Радость и счастье -- нет других слов для передачи впечатления. Прибавлю еще -- благодарность за то, что земля, наша бедная, милая, знакомая земля, дарит нас такими формами существования, что человечество -- наше усталое, истрепанное человечество -- способно на подобное цветение. И, наконец, еще одно -- чувство сожаления об утраченной молодости: хочется снова жить, чтобы жить такою жизнью. Я видел грубого немца-рабочего, у которого были слезы на глазах и мозолистые руки тряслись от волнения, когда он смотрел на эти движущиеся картины радости и счастья. "Что нам старикам, нам только и думать о том, чтобы в землю ложиться, но детям нашим надо, надо узнать это и понять, что значит жить". Повторяю, я могу рассказывать, но я не могу передать тех чувств, которые охватывают, и того духа, в котором все это живет. Надо видеть, надо испытать, и когда вы увидите, испытаете и поймете, вы склоните голову и скажете: "Я верю, я верю, я верю" {Эти мои слова вызвали немало насмешек. "Скажите, пожалуйста, дети вертят ногой, рукой, в чем тут радость и счастье?" Сведение теории к "простейшему выражению" всегда было легчайшим способом глумления. На это не отвечаю, но к сказанному прибавлю следующее. Зимою, в начале 1911 года, ученикам Далькрозовской школы было предложено изложить письменно, что они думают о Ритмической Гимнастике и что в себе замечают с тех пор, как ею занимаются. Поступило более ста писем (при чем корреспонденты и корреспондентки от двенадцати до двадцати двух лет); сквозь все письма без исключения проходит одно и то же чувство -- безмерная радость и желание передать ее другим. Наконец, напоминаю еще раз о том, что Лев Толстой говорит по поводу наступления автоматичности в работе: "Это были счастливые минуты", "это были самые блаженные минуты", "еще радостнее были минуты, когда, подходя к реке..." и т. д. (см. примечание на стр. 152). Обращаю внимание на то, что Толстой говорит об участии в работе одного лишь физического человека; во сколько же должны увеличиться "счастье", "блаженство", "радость", о которых говорит Толстой, когда к самочувствию физическому прибавляется самочувствие эстетическое.}. Вероятно, многие, слушая меня, уже мысленно сказали: это, значит, вроде Айседоры Дункан?

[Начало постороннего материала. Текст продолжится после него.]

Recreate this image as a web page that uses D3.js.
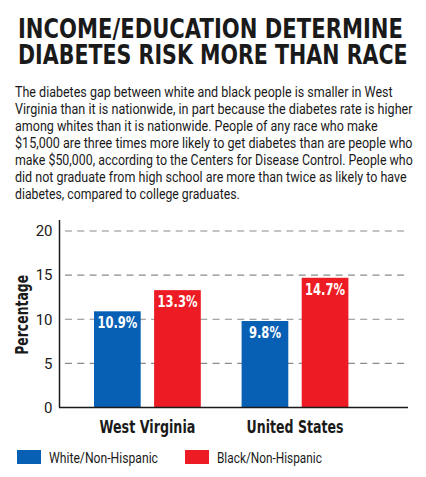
<!DOCTYPE html>
<html>
<head>
<meta charset="utf-8">
<script src="https://cdn.jsdelivr.net/npm/d3@7"></script>
<style>
  html, body { margin: 0; padding: 0; background: #fff; }
  svg { display: block; }
</style>
</head>
<body>
<script>
// ---- Data ----
const titleLines = ["INCOME/EDUCATION DETERMINE", "DIABETES RISK MORE THAN RACE"];
const bodyLines = [
  "The diabetes gap between white and black people is smaller in West",
  "Virginia than it is nationwide, in part because the diabetes rate is higher",
  "among whites than it is nationwide. People of any race who make",
  "$15,000 are three times more likely to get diabetes than are people who",
  "make $50,000, according to the Centers for Disease Control. People who",
  "did not graduate from high school are more than twice as likely to have",
  "diabetes, compared to college graduates."
];
const bodyWidths = [378, 398, 363, 398, 398, 392, 225];
const categories = ["West Virginia", "United States"];
const seriesNames = ["White/Non-Hispanic", "Black/Non-Hispanic"];
const whiteValues = [10.9, 9.8];
const blackValues = [13.3, 14.7];
const yTicks = [0, 5, 10, 15, 20];
const yLabel = "Percentage";
const colors = ["#0860b4", "#ed1c24"];

// ---- Layout ----
const W = 426, H = 477;
const svg = d3.select("body").append("svg").attr("width", W).attr("height", H);

// place a text at (x,y) and squeeze it horizontally to a target width
function fit(sel, x, y, width, rotate) {
  sel.each(function(d, i) {
    const t = d3.select(this);
    const n = this.getComputedTextLength();
    const tw = typeof width === "function" ? width(d, i) : width;
    const tx = typeof x === "function" ? x(d, i) : x;
    const ty = typeof y === "function" ? y(d, i) : y;
    const s = n > 0 ? tw / n : 1;
    t.attr("x", 0).attr("y", 0)
     .attr("transform", `translate(${tx},${ty})${rotate ? " rotate(" + rotate + ")" : ""} scale(${s},1)`);
  });
}

// Title
svg.selectAll("text.title").data(titleLines).enter().append("text")
  .attr("class", "title")
  .style("font-family", "'DejaVu Sans', sans-serif")
  .style("font-weight", "bold")
  .style("font-size", "26px")
  .style("fill", "#1a1a1a")
  .text(d => d)
  .call(fit, 18, (d, i) => 38 + i * 26, (d, i) => i === 0 ? 385 : 390);

// Body text
svg.selectAll("text.body").data(bodyLines).enter().append("text")
  .attr("class", "body")
  .style("font-family", "'Liberation Sans Narrow', Roboto, sans-serif")
  .style("font-size", "14px")
  .style("fill", "#1a1a1a")
  .text(d => d)
  .call(fit, 15, (d, i) => 97 + i * 17, (d, i) => bodyWidths[i]);

// Scales
const y = d3.scaleLinear().domain([0, 20]).range([407.5, 231]);
const x0 = d3.scaleBand().domain(categories).range([73.6, 368.8]).padding(0);
const x1 = d3.scaleBand().domain(seriesNames).range([20.4, 127.2]).paddingInner(0.223).paddingOuter(0);

const data = categories.map((c, i) => ({ cat: c, vals: [whiteValues[i], blackValues[i]] }));

// Gridlines
svg.append("g").selectAll("line").data(yTicks.filter(t => t > 0)).enter().append("line")
  .attr("x1", 65).attr("x2", 407)
  .attr("y1", d => y(d)).attr("y2", d => y(d))
  .attr("stroke", "#8a8a8a").attr("stroke-width", 1.2)
  .attr("stroke-dasharray", "7,5.3");

// Bars
const groups = svg.append("g").selectAll("g").data(data).enter().append("g")
  .attr("transform", d => `translate(${x0(d.cat)},0)`);

groups.selectAll("rect").data(d => d.vals.map((v, i) => ({ v, s: seriesNames[i], i })))
  .enter().append("rect")
  .attr("x", d => x1(d.s))
  .attr("width", x1.bandwidth())
  .attr("y", d => y(d.v))
  .attr("height", d => y(0) - y(d.v))
  .attr("fill", d => colors[d.i]);

groups.selectAll("text").data(d => d.vals.map((v, i) => ({ v, s: seriesNames[i], i })))
  .enter().append("text")
  .attr("text-anchor", "middle")
  .style("font-family", "'DejaVu Sans', sans-serif")
  .style("font-weight", "bold")
  .style("font-size", "15px")
  .style("fill", "#fff")
  .text(d => d.v.toFixed(1) + "%")
  .call(fit, d => x1(d.s) + x1.bandwidth() / 2, d => y(d.v) + 17, d => d.v >= 10 ? 40 : 32);

// Y axis
const yAxis = d3.axisLeft(y).tickValues(yTicks).tickSize(0).tickPadding(7).tickFormat(d3.format("d"));
const gy = svg.append("g").attr("transform", "translate(59.5,0)").call(yAxis);
gy.select(".domain").remove();
gy.selectAll("text")
  .style("font-family", "'Liberation Sans Narrow', Roboto, sans-serif")
  .style("font-size", "15px")
  .style("fill", "#1a1a1a");

svg.append("line").attr("x1", 59.5).attr("x2", 59.5).attr("y1", 220).attr("y2", y(0))
  .attr("stroke", "#1a1a1a").attr("stroke-width", 1.5);
svg.append("line").attr("x1", 59).attr("x2", 408).attr("y1", y(0)).attr("y2", y(0))
  .attr("stroke", "#1a1a1a").attr("stroke-width", 1.5);

// Y label
svg.append("text")
  .attr("text-anchor", "middle")
  .style("font-family", "'DejaVu Sans', sans-serif")
  .style("font-weight", "bold")
  .style("font-size", "17px")
  .style("fill", "#1a1a1a")
  .text(yLabel)
  .call(fit, 28, y(10.5), 80, -90);

// X category labels
svg.selectAll("text.cat").data(categories).enter().append("text")
  .attr("class", "cat")
  .attr("text-anchor", "middle")
  .style("font-family", "'DejaVu Sans', sans-serif")
  .style("font-weight", "bold")
  .style("font-size", "17px")
  .style("fill", "#1a1a1a")
  .text(d => d)
  .call(fit, d => x0(d) + x0.bandwidth() / 2, 433, (d, i) => i === 0 ? 96 : 97);

// Legend
const legendX = [17, 185];
const legendW = [109, 105];
const lg = svg.append("g").selectAll("g").data(seriesNames).enter().append("g")
  .attr("transform", (d, i) => `translate(${legendX[i]},450)`);
lg.append("rect").attr("width", 24).attr("height", 14).attr("fill", (d, i) => colors[i]);
lg.append("text")
  .style("font-family", "'Liberation Sans Narrow', Roboto, sans-serif")
  .style("font-size", "14px")
  .style("fill", "#1a1a1a")
  .text(d => d)
  .call(fit, 32, 13, (d, i) => legendW[i]);
</script>
</body>
</html>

Нет, это не то. Во 1-х, метода Далькроза выходит далеко за пределы танцевальной школы; телесное движение есть лишь один из видов и одно из средств музыкального воспитания: его школа развивает чувство ритма, слух, музыкальное чутье, тональную сознательность. В 2-х, исходная точка другая. Не будем говорить о том, есть ли искусство Дункан намеренная копия с античных поз, или, может быть, античные позы являются результатом ее минутного вдохновения, только ее одухотворяющая сила -- психология: она выливает свою душу, она воплощает свое настроение, она выявляет себя, Айседора -- это пляшущее "я". У Далькроза -- это пляшущая музыка. Он выявляет ритм, не свое настроение, а смысл музыки; и то общее, что пред нами развертывается, не есть картина души, вызываемая музыкой, а картина музыки, рисуемая телом. Ясна отсюда существенная разница обеих систем: у Айседоры -- субъективная база, у Далькроза -- объективная; ее пластика -- темперамент танцующего, его пластика -- дух музыки. Вот почему думаю, что системе Дункан не суждено создать школу: ее будущность зависит от единичных характеров и темпераментов; система Далькроза -- фундамент школы: ее жизнь в разработке собственного принципа.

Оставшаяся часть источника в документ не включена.